Friday, December 25, 2020


NFL honours Mississippi man freed after 22 years in prison

JACKSON, Miss. — The NFL says it is honouring Curtis Flowers, a Black man from Mississippi who was imprisoned more than 22 years and was freed in late 2019, months after the U.S. Supreme Court threw out the last of his several convictions in a quadruple murder case.
© Provided by The Canadian Press

The NFL says players are wearing helmet decals this season “to honour victims of systemic racism, victims of police misconduct and social justice heroes.”

The league said Wednesday on Twitter that Flowers is among those being recognized.

“I am so blessed, humbled, and thankful that the NFL and Roc Nation chose to include me to be honoured in today’s movement for social change and justice," Flowers, who has maintained that he was wrongly convicted, said in a statement in the NFL tweet.

Roc Nation is an an entertainment company founded by Jay-Z. Its philanthropic arm, Team Roc, has been working on social justice issues, including pushing for better living conditions for inmates in Mississippi prisons.

“I am a life-long lover of the NFL and the work this organization does in our society,” Flowers said. "Thanks to my Lord, Jesus Christ, my family, friends, supporters, my dream legal team for this opportunity. I continually think about all of the men and women who are still unjustly incarcerated."

Mississippi Attorney General Lynn Fitch said in September that she would not try Flowers a seventh time in the 1996 slayings and a robbery that took place at a furniture store in Winona, Mississippi. He had been in custody since 1997.

Flowers was convicted four times: twice for individual slayings and twice for all four killings. Two other trials involving all four deaths ended in mistrials. Each of Flowers’ convictions was overturned.

In June 2019, the U.S. Supreme Court tossed out the conviction and death sentence from Flowers’ sixth trial, which took place in 2010. Justices said prosecutors showed an unconstitutional pattern of excluding Black jurors from Flowers' trials.

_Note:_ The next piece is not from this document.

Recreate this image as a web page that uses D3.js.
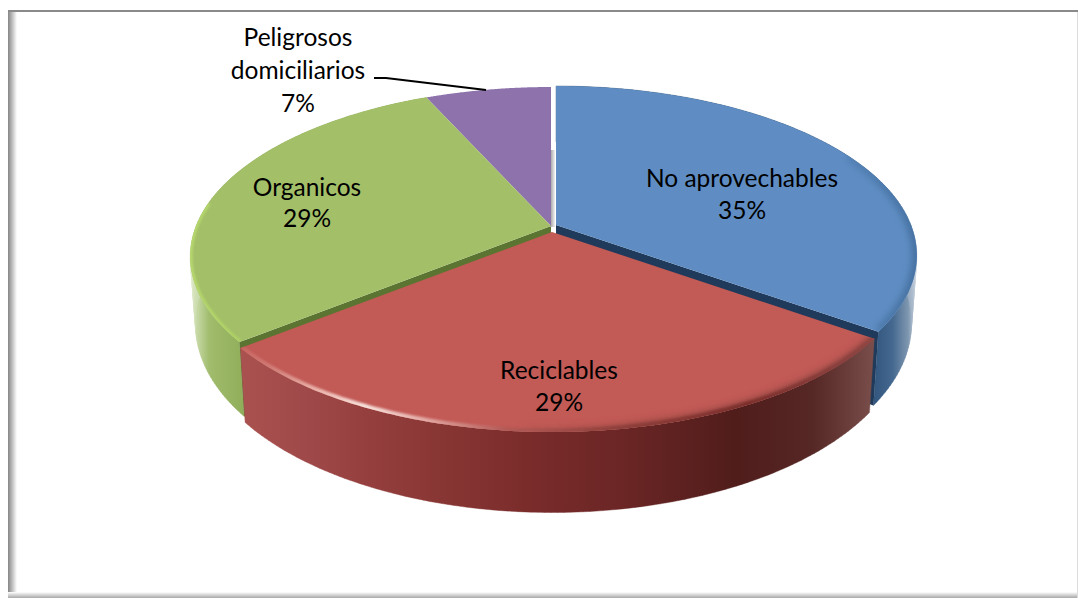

The Supreme Court ruling came after American Public Media’s “In the Dark” investigated the case. The podcast recorded jailhouse informant Odell Hallmon in 2017 and 2018 recanting his testimony that Flowers had confessed to him.

The first six trials were prosecuted by the local district attorney. Flowers was still facing the 1997 indictments in December 2019 when a judge agreed to release him on bond. The district attorney handed the case to the attorney general, and her staff spent months reviewing it before deciding not to go forward because of a lack of credible witnesses.

The four people shot to death on July 16, 1996, in Tardy Furniture were store owner Bertha Tardy, 59, and three employees: 45-year-old Carmen Rigby, 42-year-old Robert Golden and 16-year-old Derrick “Bobo” Stewart.